John Cocks

Personal information
- Full name: John James Crofts Cocks
- Born: 18 February 1895 Colchester, Essex, England
- Died: 26 May 1927 (aged 32) at sea, off the coast of Turkey
- Batting: Unknown
- Role: Wicket-keeper

Domestic team information
- 1925/26–1926/27: Europeans
- 1926/27: Army
- 1926/27: Southern Punjab
- 1926/27: Northern India

Career statistics
| Competition | First-class |
| Matches | 8 |
| Runs scored | 97 |
| Batting average | 12.12 |
| 100s/50s | –/– |
| Top score | 33 |
| Catches/stumpings | 6/2 |
- Source: ESPNcricinfo, 9 November 2023

= John Cocks (cricketer) =

English cricketer and soldier

John James Crofts Cocks (18 February 1895 – 27 May 1927) was an English first-class cricketer and an officer in the British Army, and later the Royal Air Force.

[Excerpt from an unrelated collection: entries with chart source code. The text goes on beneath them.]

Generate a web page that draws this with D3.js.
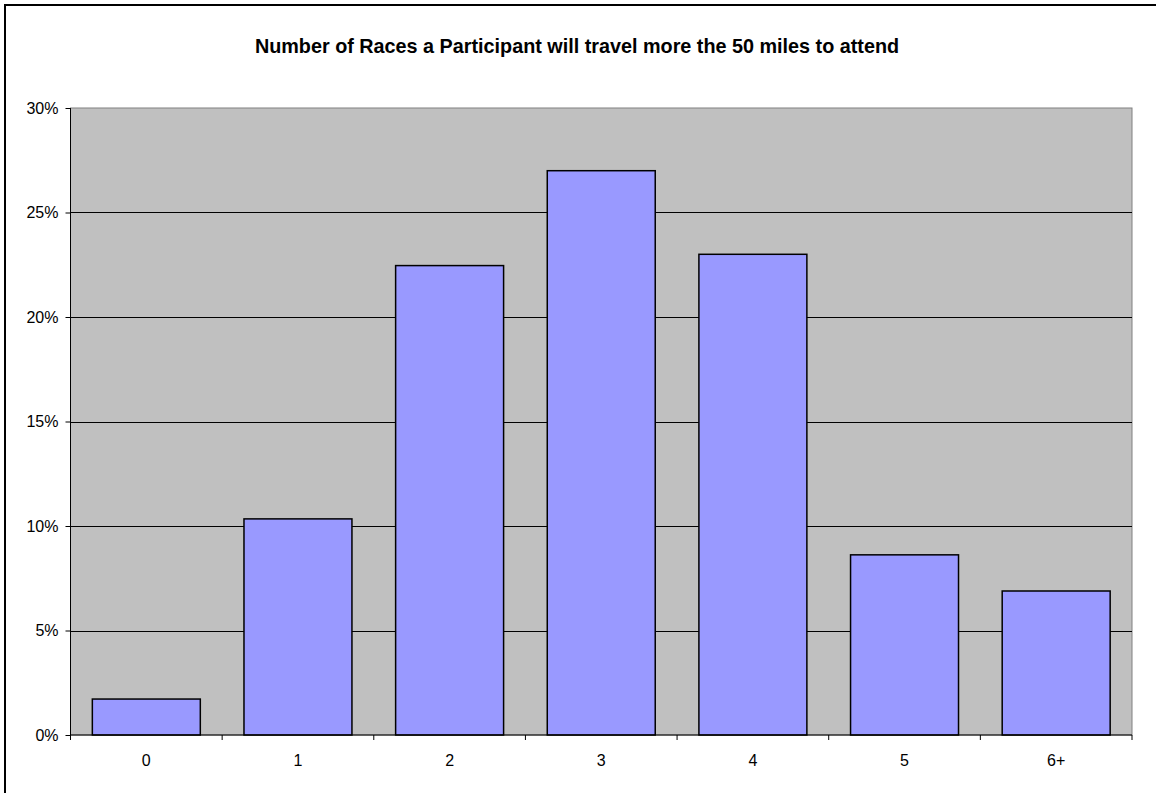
<!DOCTYPE html>
<html><head><meta charset="utf-8">
<script src="https://cdn.jsdelivr.net/npm/d3@7/dist/d3.min.js"></script>
<style>html,body{margin:0;padding:0;background:#fff;overflow:hidden}</style>
</head><body>
<svg id="c" width="1156" height="793"></svg>
<script>
const title = "Number of Races a Participant will travel more the 50 miles to attend";
const categories = ["0","1","2","3","4","5","6+"];
const values = [0.0172, 0.1034, 0.2246, 0.2700, 0.2300, 0.0862, 0.0689];
const yTicks = [0, 0.05, 0.10, 0.15, 0.20, 0.25, 0.30];

const svg = d3.select("#c");
const font = "'Liberation Sans', Arial, sans-serif";
const L = 70.5, R = 1132, T = 108, B = 735;

svg.append("rect").attr("x",5).attr("y",5).attr("width",1300).attr("height",1000)
  .attr("fill","#fff").attr("stroke","#000").attr("stroke-width",2);

const x = d3.scaleBand().domain(categories).range([L,R]).paddingInner(0.288).paddingOuter(0.144);
const xb = d3.scaleBand().domain(categories).range([L,R]);
const y = d3.scaleLinear().domain([0,0.30]).range([B,T]);

svg.append("rect").attr("x",L).attr("y",T).attr("width",R-L).attr("height",B-T)
  .attr("fill","#C0C0C0").attr("stroke","#808080").attr("stroke-width",1);

svg.append("g").selectAll("line").data(yTicks.filter(d=>d>0 && d<0.30)).join("line")
  .attr("x1",L).attr("x2",R).attr("y1",d=>Math.round(y(d))+0.5).attr("y2",d=>Math.round(y(d))+0.5)
  .attr("stroke","#000").attr("stroke-width",1);

svg.append("g").selectAll("rect").data(values).join("rect")
  .attr("x",(d,i)=>x(categories[i])).attr("width",x.bandwidth())
  .attr("y",d=>y(d)).attr("height",d=>B-y(d))
  .attr("fill","#9999FF").attr("stroke","#000").attr("stroke-width",1.5);

const yAxis = d3.axisLeft(y).tickValues(yTicks).tickFormat(d3.format(".0%")).tickSize(5).tickPadding(7);
const gy = svg.append("g").attr("transform",`translate(${L},0)`).call(yAxis);
gy.selectAll("text").attr("font-family",font).attr("font-size",16).attr("fill","#000");
gy.selectAll("line").attr("stroke","#000");
gy.select(".domain").attr("stroke","#000").attr("d",`M0,${T}V${B}`);

const gx = svg.append("g").attr("transform",`translate(0,${B})`);
gx.append("line").attr("x1",L).attr("x2",R).attr("y1",0).attr("y2",0).attr("stroke","#000").attr("stroke-width",1.2);
const bounds = categories.map(c=>xb(c)).concat([R]);
gx.selectAll("line.t").data(bounds).join("line").attr("class","t")
  .attr("x1",d=>d).attr("x2",d=>d).attr("y1",0).attr("y2",5).attr("stroke","#000");
gx.selectAll("text").data(categories).join("text")
  .attr("x",d=>xb(d)+xb.bandwidth()/2).attr("y",30.5)
  .attr("text-anchor","middle").attr("font-family",font).attr("font-size",16).text(d=>d);

svg.append("text").attr("x",577).attr("y",53).attr("text-anchor","middle")
  .attr("font-family",font).attr("font-size",19.8).attr("font-weight","bold").text(title);
</script>
</body></html>
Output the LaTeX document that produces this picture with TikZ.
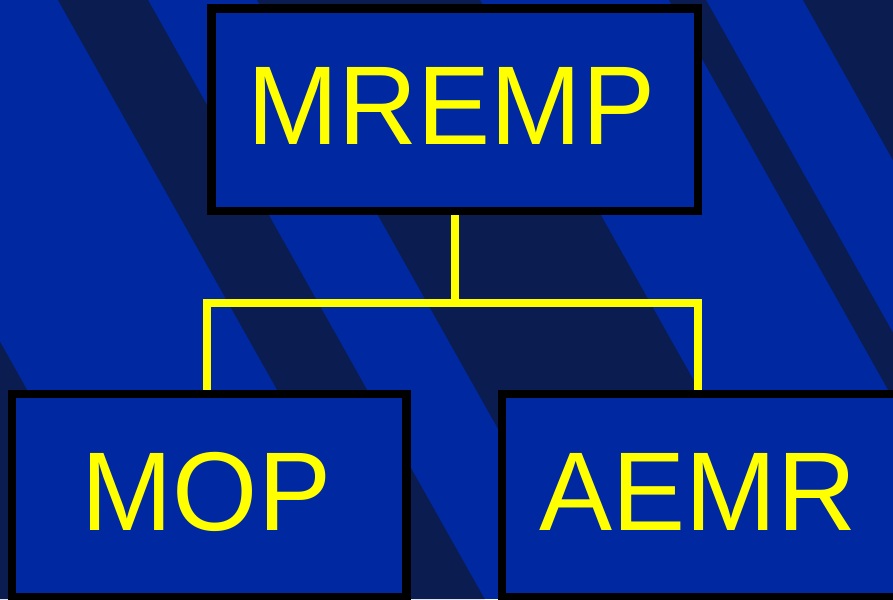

Cocks was born at Colchester in February 1895 and was educated at Haileybury. Cocks was commissioned into the Welch Regiment as a second lieutenant on probation in March 1914, with him being confirmed in the rank following his graduation from the Royal Military College in July 1915. He served in the First World War with the Welch Regiment, being promoted to lieutenant in July 1916.

After the war, Cocks was granted a short service commission in the Royal Air Force as a flying officer in March 1923. Whilst serving in British India, he made his debut in first-class cricket for the Europeans cricket team against the Sikhs at Lahore in the 1925–26 Lahore Tournament, before making two further appearances for the Europeans against the Parsees and the Hindus in the 1926–27 Bombay Quadrangular Tournament. He made a series of first-class appearances in November 1926 against the touring Marylebone Cricket Club, making an appearance each for the Europeans, the Indian Army, the Rawalpindi Sports Club, Southern Punjab, and Northern India. In eight first-class matches, he scored 97 runs at an average of 12.12, with a highest score of 33; as a wicket-keeper, he took six catches and made two stumpings.

Cocks was the owner of an Airco DH.9, which he had assembled from two different DH.9's. Whilst returning to England from India using his plane, Cocks and his passenger, L. A. C. Rowston, were killed when the plane crashed off the coast of Turkey, fifteen days into their journey home which had begun on 11 May 1927. A search was conducted by the Turkish authorities, but neither the plane nor their bodies were recovered.